Le problème va devenir d’autant plus crucial que les projections de l’ONDPS montrent que le nombre de médecins va baisser en France jusqu’aux années 2020-2025, pour ne revenir à son niveau actuel que vers 2030. Le transfert de tâches est donc l’une des piste pour permettre aux médecins de se consacrer à leur cur de métier en regagnant du temps médical.

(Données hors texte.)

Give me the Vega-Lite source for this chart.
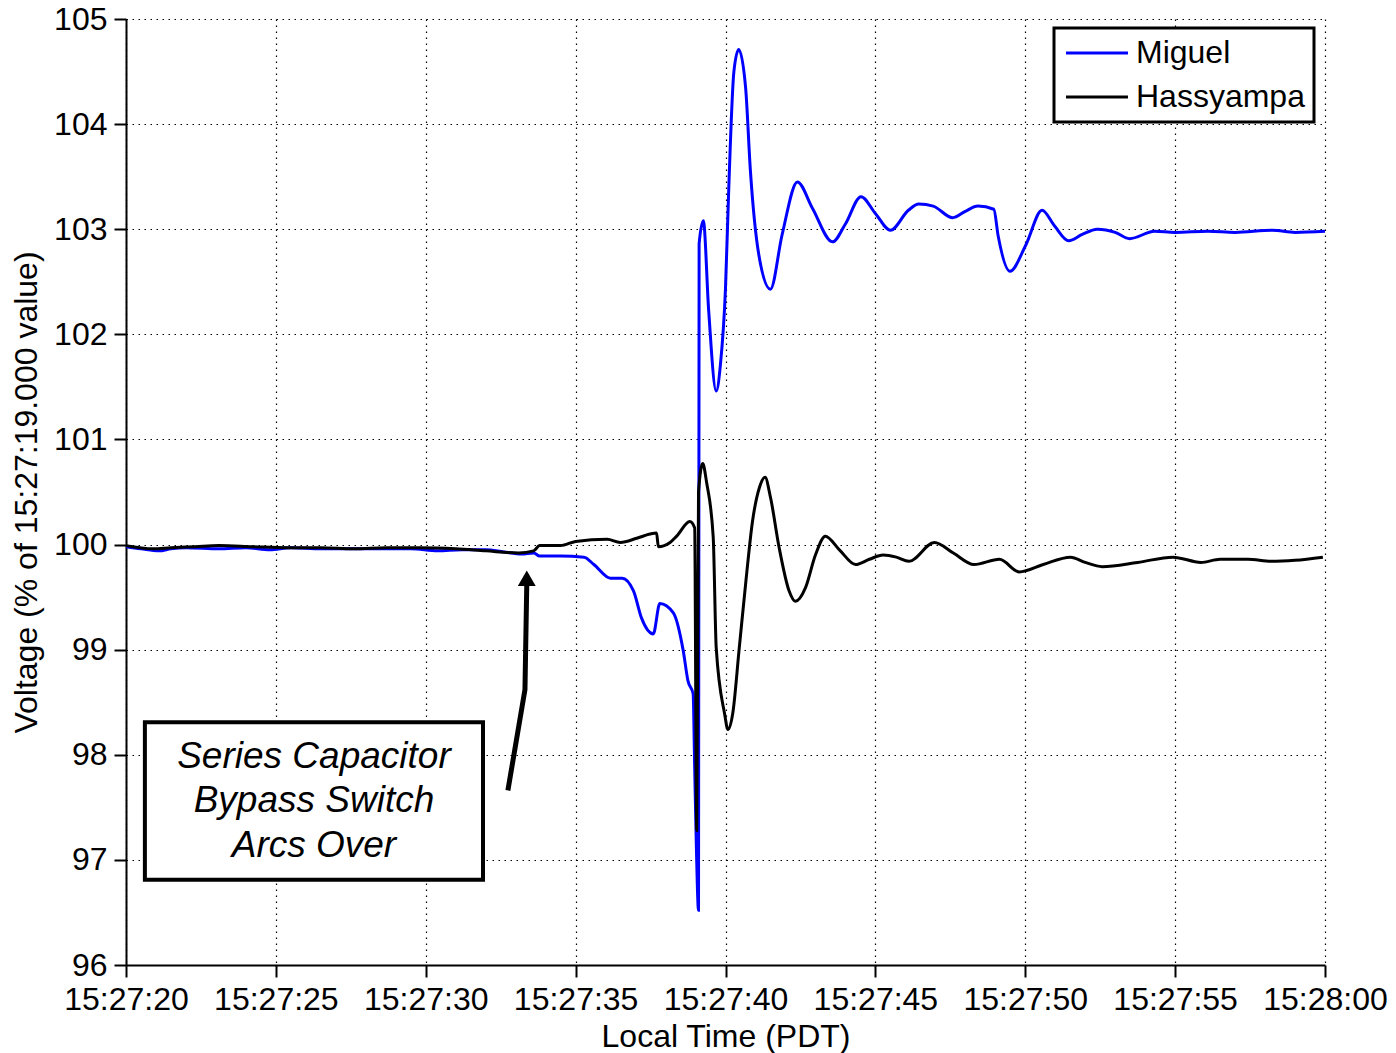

Mais pour transférer des tâches, encore faut-il qu’il y ait quelqu’un en face pour les assumer. De ce point de vue, l’étude sur les pratiques à l’étranger, commandée par le CNPS au Centre de sociologie et de démographie médicales (CSDM), apporte un éclairage intéressant. On y apprend que les pays du nord de l’Europe ont une tradition de coopération entre professionnels de santé bien plus importante que dans le sud. Ces pays s’en sont donné les moyens. En Irlande, il y a 160 médecins pour 1 000 infirmiers, alors qu’en France, le ratio est de 2 500 médecins libéraux pour 1 000 infirmiers. « Il est plus facile de mettre sur pied la délégation de tâches quand les effectifs s’y prêtent », commente l’étude. Danièle Lévy, du CSDM, souligne que pour augmenter substantiellement le nombre d’infirmiers, cible potentielle de transfert de tâches, « il faudrait une décision politique. De plus, les études d’infirmier diplômé d’État sont longues, et il faudrait attendre plusieurs promotions pour faire augmenter significativement le nombre d’infirmiers. Une augmentation des effectifs ne serait notable que vers 2025 ». Pile au moment où le nombre de médecins recommencera à croître.
Métiers de santé.
Ces mêmes pays du nord ont créé des nouveaux métiers de santé dont la France pourrait s’inspirer. Les raisons invoquées pour y développer des transferts de tâches sont diverses : parer à l’escalade des dépenses de santé, éviter le gaspillage, faire face au vieillissement et au développement des maladies chroniques qui génèrent des besoins de santé supplémentaires. Le Royaume-Uni a mis en place une filière de visiteurs de santé qui se rendent au domicile des parents ayant des enfants en bas âge pour les sensibiliser à l’éducation sanitaire. En Suède, on trouve dans les pharmacies des infirmiers de soins primaires. « Si la France adoptait le modèle suédois, prévient l’étude, il y faudrait au moins 2 000 infirmiers de plus ». En Allemagne, l’acuité visuelle est toujours mesurée par un optométriste. Et aux USA, on trouve des infirmiers praticiens qui assistent les médecins sous leur autorité, sans que les économies soient toujours au rendez-vous.
En France, le rapport du Dr Michel Legmann sur la médecine libérale vient de proposer deux nouveaux métiers ou fonctions de santé : « assistant de santé » (qui pourrait gérer diverses tâches administratives et médico-sociales) et « coordonnateur d’appui » (chargé de faire le lien entre les professionnels médicaux et sociaux par exemple dans les réseaux ville/hôpital).
Mais dans notre pays, où les transferts ne sont pas monnaie courante, l’étude prévient que la démarche risque de s’avérer délicate si les changements sont imposés par une autorité centralisée.